Thursday, February 12, 2015
Cassette Review: The Ex-Optimists "Bee Corpse Collector" (Sinkhole Texas, Inc.)
[$5 // Edition of 100 // http://sinkholetexas.bandcamp.com/album/bee-corpse-collector]
The Ex-Optimists are a shot of rock n roll adrenaline that seeps into your pores and you cannot get it out. I'm not sure why they are collecting the tiny corpses of bees, but I can at least be pleased with the fact that their name indicates that they were at least once upon a time optimistic.
While these songs have moments of being somewhat dreamy I also can feel the elements of a song by someone such as Superdrag. It's somewhere between The Casket Lottery and Presents for Sally. There is fuzz and both of the sides have these rather long, instrumental endings full of lots of goodness which is somewhere between something I've heard done by The Benjamins and Cloud Nothings.

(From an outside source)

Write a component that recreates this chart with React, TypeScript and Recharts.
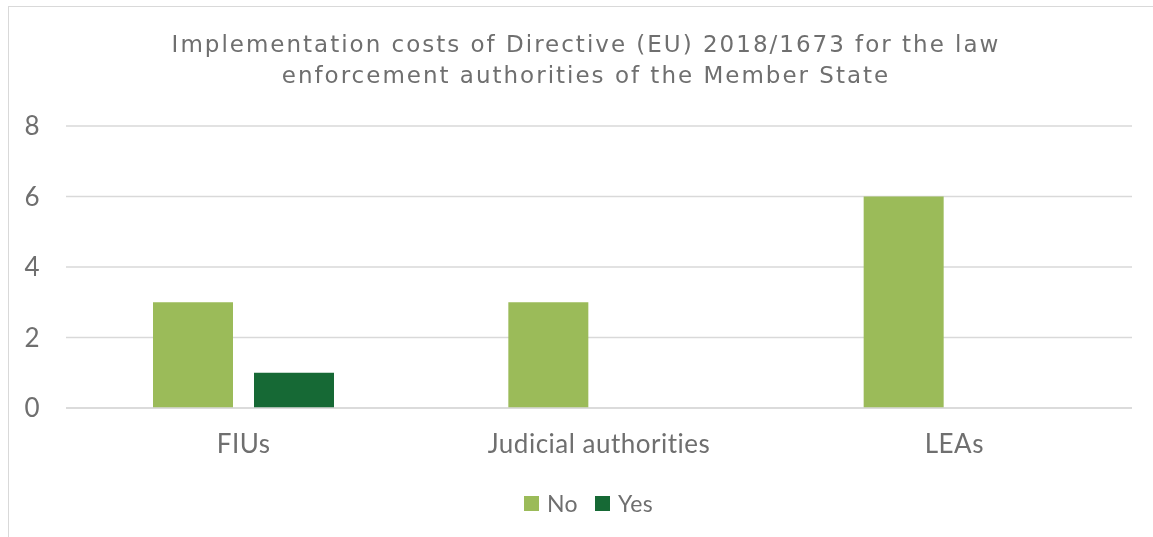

Someone such as The Pale (Pacific) can come out as well, if only for the melodies, but then as the pace quickens I can also hear a little bit of that Dramarama song "Anything Anything" come through. Fun Fact: My way to find out what that song is called- because I can only usually typically think of the melody of it and not always the words, rarely the song title or artist- is that I search for Jay Reason because one of his bands has a cover of it. (Discogs to the rescue again!)
The quieter, solemn tones in a song like "Do No Harm", which ends the cassette, bring to mind something as commercial as "Adam's Song" but then also as it unfolds through the course it takes it can also go on to levels of something the likes of Spacehog which is just stellar. In a lot of ways, since I'm already on that era kick anyway, I want to think of this as being like Hum but it doesn't have the same kick in though other pieces remain.
This is melodic rock that has an edge which sounds so cliche as I read it back but as it has gone through a number of different influences it is something beyond what could just be described as The Pale (Pacific) meets one of my favorite bands from the 1990's that most everyone else only knows for one song.
As much as I enjoy the appeal of it sounding like something from the 1990's you'll probably find something more recent to take out of it, one of those college radio bands I don't listen to but is probably just totally ripping off Dandelion or whoever, and so we will agree under different terms. I like music that works and often times that comes with a certain simplicity to it. This does in fact rock but the beauty and genius come from the fact that there is nothing simple about it.